Supplied data:
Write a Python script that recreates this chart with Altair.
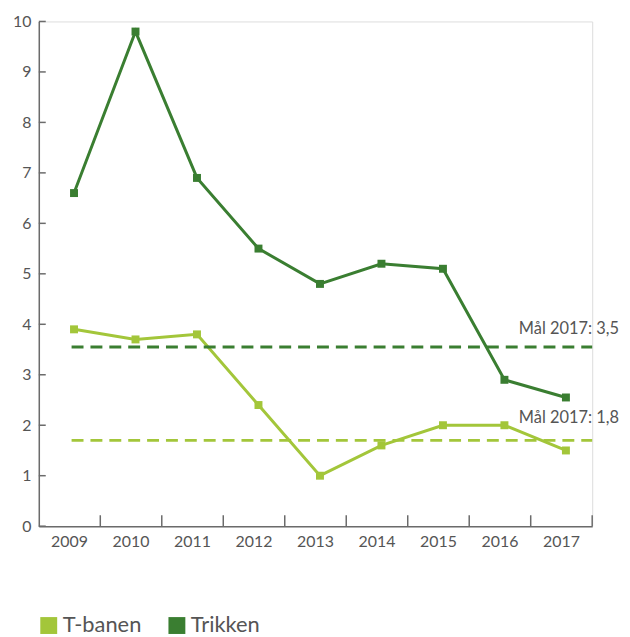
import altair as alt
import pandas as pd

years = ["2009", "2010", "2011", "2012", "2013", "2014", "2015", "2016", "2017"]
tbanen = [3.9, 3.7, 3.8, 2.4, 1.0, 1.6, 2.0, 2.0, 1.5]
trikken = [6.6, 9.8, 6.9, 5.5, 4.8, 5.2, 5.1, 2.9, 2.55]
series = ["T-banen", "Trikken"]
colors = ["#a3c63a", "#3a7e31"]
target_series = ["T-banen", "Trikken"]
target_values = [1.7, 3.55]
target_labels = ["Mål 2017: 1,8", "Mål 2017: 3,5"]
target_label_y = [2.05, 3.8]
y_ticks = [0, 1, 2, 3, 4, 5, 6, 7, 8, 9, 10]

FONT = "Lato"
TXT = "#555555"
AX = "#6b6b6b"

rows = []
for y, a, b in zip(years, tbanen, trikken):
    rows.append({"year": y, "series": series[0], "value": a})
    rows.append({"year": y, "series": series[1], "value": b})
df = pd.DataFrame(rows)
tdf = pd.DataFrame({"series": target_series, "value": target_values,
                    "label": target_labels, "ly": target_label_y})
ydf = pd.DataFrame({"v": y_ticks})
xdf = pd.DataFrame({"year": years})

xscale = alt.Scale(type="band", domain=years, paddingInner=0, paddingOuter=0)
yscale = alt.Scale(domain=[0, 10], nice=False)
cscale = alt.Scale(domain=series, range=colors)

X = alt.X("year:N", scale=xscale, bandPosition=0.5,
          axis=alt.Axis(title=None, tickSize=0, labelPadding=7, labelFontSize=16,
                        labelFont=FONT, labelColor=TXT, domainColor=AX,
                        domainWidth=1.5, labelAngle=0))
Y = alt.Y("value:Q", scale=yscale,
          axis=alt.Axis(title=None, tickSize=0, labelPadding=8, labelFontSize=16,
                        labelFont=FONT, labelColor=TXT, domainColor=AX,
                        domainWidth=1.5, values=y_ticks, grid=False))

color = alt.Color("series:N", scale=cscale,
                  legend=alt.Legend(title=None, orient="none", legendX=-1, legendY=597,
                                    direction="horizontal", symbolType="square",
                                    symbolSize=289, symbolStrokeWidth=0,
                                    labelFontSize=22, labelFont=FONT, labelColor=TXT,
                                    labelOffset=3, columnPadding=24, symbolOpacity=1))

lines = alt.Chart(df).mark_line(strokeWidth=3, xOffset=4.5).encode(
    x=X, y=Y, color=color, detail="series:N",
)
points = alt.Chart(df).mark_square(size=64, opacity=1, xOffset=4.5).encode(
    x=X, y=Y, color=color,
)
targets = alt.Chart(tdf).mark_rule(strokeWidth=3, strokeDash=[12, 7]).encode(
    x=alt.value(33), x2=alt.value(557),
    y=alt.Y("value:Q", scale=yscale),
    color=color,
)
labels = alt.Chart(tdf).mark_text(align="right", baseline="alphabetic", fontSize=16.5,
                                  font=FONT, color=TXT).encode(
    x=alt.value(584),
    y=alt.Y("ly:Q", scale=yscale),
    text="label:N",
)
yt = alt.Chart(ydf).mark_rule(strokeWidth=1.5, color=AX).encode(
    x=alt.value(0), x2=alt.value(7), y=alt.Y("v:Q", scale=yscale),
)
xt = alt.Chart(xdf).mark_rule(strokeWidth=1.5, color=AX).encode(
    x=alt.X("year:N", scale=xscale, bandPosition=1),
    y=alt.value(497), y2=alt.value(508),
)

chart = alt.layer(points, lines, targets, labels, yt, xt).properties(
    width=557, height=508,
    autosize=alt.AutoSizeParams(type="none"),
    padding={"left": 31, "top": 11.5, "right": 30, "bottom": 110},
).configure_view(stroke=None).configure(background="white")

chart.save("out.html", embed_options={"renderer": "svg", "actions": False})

Exercise instructions: Emit the lines of the material exactly, from its first line to the line containing "y_ticks = [0, 1, 2, 3, 4, 5, 6, 7, 8, 9, 10]", inclusive; leave every picture out.

Correct answer:
Write a Python script that recreates this chart with Altair.
import altair as alt
import pandas as pd

years = ["2009", "2010", "2011", "2012", "2013", "2014", "2015", "2016", "2017"]
tbanen = [3.9, 3.7, 3.8, 2.4, 1.0, 1.6, 2.0, 2.0, 1.5]
trikken = [6.6, 9.8, 6.9, 5.5, 4.8, 5.2, 5.1, 2.9, 2.55]
series = ["T-banen", "Trikken"]
colors = ["#a3c63a", "#3a7e31"]
target_series = ["T-banen", "Trikken"]
target_values = [1.7, 3.55]
target_labels = ["Mål 2017: 1,8", "Mål 2017: 3,5"]
target_label_y = [2.05, 3.8]
y_ticks = [0, 1, 2, 3, 4, 5, 6, 7, 8, 9, 10]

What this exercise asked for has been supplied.